** INPUT **
● ● ●

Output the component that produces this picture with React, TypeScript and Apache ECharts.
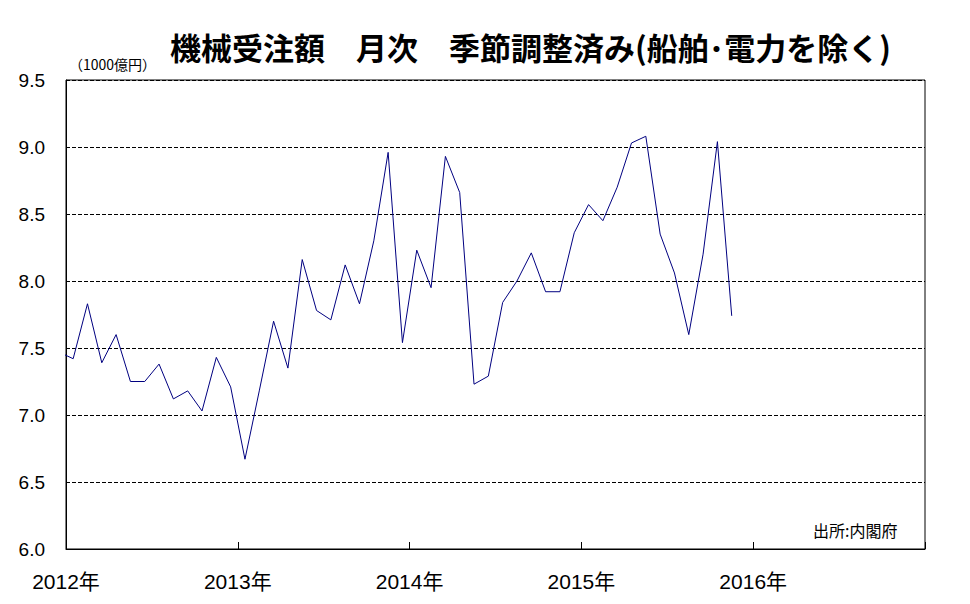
import React, { useEffect, useRef } from "react";
import * as echarts from "echarts";

// Monthly values, starting 2011-12 (clipped at left edge) through 2015-11
const months: string[] = [
  "2011-12",
  "2012-01", "2012-02", "2012-03", "2012-04", "2012-05", "2012-06",
  "2012-07", "2012-08", "2012-09", "2012-10", "2012-11", "2012-12",
  "2013-01", "2013-02", "2013-03", "2013-04", "2013-05", "2013-06",
  "2013-07", "2013-08", "2013-09", "2013-10", "2013-11", "2013-12",
  "2014-01", "2014-02", "2014-03", "2014-04", "2014-05", "2014-06",
  "2014-07", "2014-08", "2014-09", "2014-10", "2014-11", "2014-12",
  "2015-01", "2015-02", "2015-03", "2015-04", "2015-05", "2015-06",
  "2015-07", "2015-08", "2015-09", "2015-10", "2015-11",
];
const values: number[] = [
  7.47,
  7.42, 7.83, 7.39, 7.60, 7.25, 7.25,
  7.38, 7.12, 7.18, 7.03, 7.43, 7.21,
  6.67, 7.18, 7.70, 7.35, 8.16, 7.78,
  7.71, 8.12, 7.83, 8.30, 8.96, 7.54,
  8.23, 7.95, 8.93, 8.66, 7.23, 7.29,
  7.84, 8.00, 8.21, 7.92, 7.92, 8.36,
  8.57, 8.45, 8.70, 9.03, 9.08, 8.35,
  8.06, 7.60, 8.20, 9.04, 7.74,
];
const startYear = 2012;
const yearCount = 5;
const yTicks = { min: 6.0, max: 9.5, interval: 0.5 };

const titleText = "機械受注額\u3000月次\u3000季節調整済み(船舶･電力を除く)";
const unitText = "（1000億円）";
const sourceText = "出所:内閣府";

export default function App() {
  const ref = useRef<HTMLDivElement>(null);
  useEffect(() => {
    if (!ref.current) return;
    const chart = echarts.init(ref.current, null, { renderer: "svg" });
    const data = months.map((m, i) => {
      const [y, mo] = m.split("-").map(Number);
      const idx = (y - startYear) * 12 + (mo - 1) + 0.5;
      return [idx, values[i]];
    });
    chart.setOption({
      animation: false,
      backgroundColor: "#ffffff",
      title: [
        {
          text: titleText,
          left: 165,
          top: 26,
          textStyle: {
            fontFamily: "Noto Sans CJK JP",
            fontWeight: "bold",
            fontSize: 31,
            color: "#000",
          },
        },
        {
          text: unitText,
          left: 64,
          top: 52,
          textStyle: {
            fontFamily: "Noto Sans CJK JP",
            fontWeight: "normal",
            fontSize: 14,
            color: "#000",
          },
        },
        {
          text: sourceText,
          left: 808,
          top: 517,
          textStyle: {
            fontFamily: "Noto Sans CJK JP",
            fontWeight: "normal",
            fontSize: 16,
            color: "#000",
          },
        },
      ],
      grid: {
        left: 66,
        top: 80,
        right: 45,
        bottom: 55,
        show: true,
        borderColor: "#000",
        borderWidth: 1,
        backgroundColor: "transparent",
      },
      xAxis: {
        type: "value",
        min: 0,
        max: yearCount * 12,
        interval: 12,
        axisLine: { show: true, lineStyle: { color: "#000", width: 1 } },
        axisTick: { show: true, inside: true, length: 7, lineStyle: { color: "#000" } },
        splitLine: { show: false },
        axisLabel: {
          color: "#000",
          fontSize: 21,
          fontFamily: "Liberation Sans, Noto Sans CJK JP",
          margin: 22,
          formatter: (v: number) => (v >= yearCount * 12 ? "" : `${startYear + v / 12}年`),
        },
      },
      yAxis: {
        type: "value",
        min: yTicks.min,
        max: yTicks.max,
        interval: yTicks.interval,
        axisLine: { show: true, lineStyle: { color: "#000", width: 1 } },
        axisTick: { show: false },
        splitLine: { show: true, lineStyle: { color: "#000", type: [4, 2], width: 1 } },
        axisLabel: {
          color: "#000",
          fontSize: 19,
          fontFamily: "Liberation Sans",
          margin: 21,
          formatter: (v: number) => v.toFixed(1),
        },
      },
      series: [
        {
          type: "line",
          data,
          symbol: "none",
          clip: true,
          lineStyle: { color: "#000080", width: 1 },
        },
      ],
    });
    return () => chart.dispose();
  }, []);
  return <div ref={ref} style={{ width: 970, height: 604, margin: -8 }} />;
}
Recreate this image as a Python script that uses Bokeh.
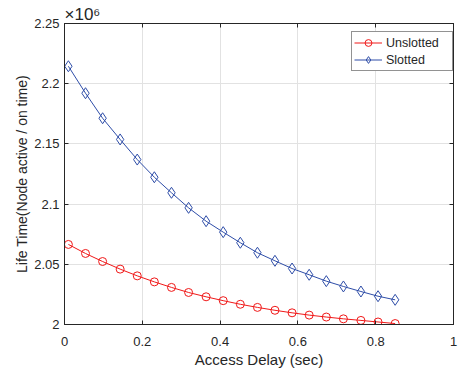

● ● ●

** WHAT YOU WILL DO **
Return exactly what appears from the opening line of the material through the line with "import * as", apart from the pictures.

** ANSWER TO THE EXERCISE **
Output the component that produces this picture with React, TypeScript and Apache ECharts.
import React, { useEffect, useRef } from "react";
import * as echarts from "echarts";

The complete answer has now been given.